I guess you could put it in a cage. Maybe I should go door to door selling privacy cages. Do people pay for tinfoil hats these days?

>Do people pay for tinfoil hats these days?

I don't know, how many people that didn't care much about privacy said things like "There is no way the US government would deport US citizens" 7 months ago.

>Do people pay for tinfoil hats these days?

Only with cash.

When we find them spying on customers they will take it all the way to the supreme court where the definition of spying will be put the wringer and flushed of all actual meaning. Then the law will be struck because it violates the corporation's 1st amendment protections concerning 'free speech'. See also Citizen's United.
Technical and legal solutions are for different classes of problems.

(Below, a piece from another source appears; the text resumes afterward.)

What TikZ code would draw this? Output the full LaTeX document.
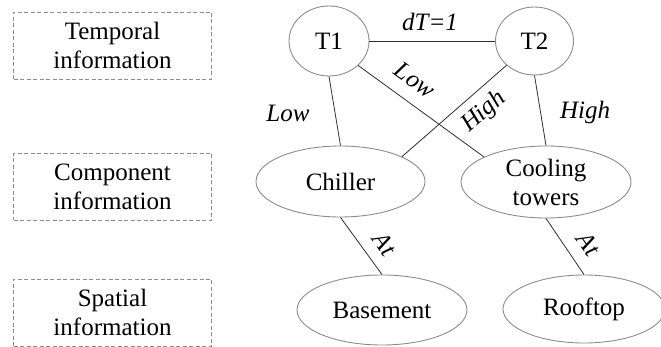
\documentclass[tikz,border=0pt]{standalone}
\usepackage{fontspec}
\setmainfont{Liberation Serif}
\usetikzlibrary{shapes.geometric}
\definecolor{rimgray}{HTML}{8C8C8C}
\definecolor{linkgray}{HTML}{2E2E2E}
\tikzset{
  entity/.style={ellipse, draw=rimgray, line width=0.9pt, inner sep=0pt, align=center,
    font=\fontsize{25}{29}\selectfont},
  layerbox/.style={draw=rimgray, line width=0.9pt, dash pattern=on 4pt off 2.5pt,
    minimum width=198pt, minimum height=67pt, inner sep=0pt, align=center,
    font=\fontsize{25}{29}\selectfont},
  link/.style={draw=linkgray, line width=0.8pt},
  rel/.style={font=\fontsize{25}{29}\selectfont\itshape, inner sep=0pt}
}
\begin{document}
\begin{tikzpicture}[x=1pt,y=-1pt]
\useasboundingbox (0,0) rectangle (661,347);

% layer captions
\node[layerbox] (tbox) at (112.5,45.5) {Temporal\\information};
\node[layerbox] (cbox) at (112.5,187) {Component\\information};
\node[layerbox] (sbox) at (112.5,312.5) {Spatial\\information};

% temporal nodes
\node[entity, minimum width=80pt, minimum height=70pt] (T1) at (329,41) {T1};
\node[entity, minimum width=78pt, minimum height=68pt] (T2) at (534.5,41) {T2};

% component nodes
\node[entity, minimum width=169pt, minimum height=71pt] (Ch) at (340.5,181.5) {Chiller};
\node[entity, minimum width=170pt, minimum height=72pt] (CT) at (546,182) {Cooling\\towers};

% spatial nodes
\node[entity, minimum width=170pt, minimum height=70pt] (Bs) at (382,310) {Basement};
\node[entity, minimum width=162pt, minimum height=68pt] (Rf) at (584,309) {Rooftop};

% relations
\draw[link] (T1) -- (T2);
\draw[link] (T1.south) -- (Ch.north);
\draw[link] (T1.-40) -- (CT.158);
\draw[link] (T2.-139) -- (Ch.22);
\draw[link] (T2.south) -- (CT.north);
\draw[link] (Ch.south) -- (Bs.north);
\draw[link] (CT.south) -- (Rf.north);

% relation labels
\node[rel] (ldt) at (430,22) {dT=1};
\node[rel] (llow1) at (288,113) {Low};
\node[rel, rotate=-36] (llow2) at (415,80) {Low};
\node[rel, rotate=41] (lhigh1) at (484,112) {High};
\node[rel] (lhigh2) at (585,112) {High};
\node[rel, rotate=-54] (lat1) at (385,244) {At};
\node[rel, rotate=-54] (lat2) at (589,244) {At};
\end{tikzpicture}
\end{document}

Encryption is a technical solution trying to solve the problem of people being able to steal your data/money without your knowledge.

The law/police are the solution to the 5 dollar wrench problem, where you are very aware of the attack but unable to physically stop it

And the law can’t stop someone from using a $5 wrench before the harm is done…
I don’t expect the law to prevent the crime. Much like my comment you replied to, I recognize different tools are for different situations.

The law is there to enforce the “rule of law”

It’s a little ambiguous because the phrase is in English and doesn’t match up 1:1 with the common vernacular, but I want the “rule of law” to enforce that the rules are real, not to prevent someone from testing their existence

The legal part should be requiring a technical solution.

E.g. the you should be able to own your router and even if you choose to rent you should have full control over the software.

It might make it a bit harder to use the information obtained through spying, though. Both is good.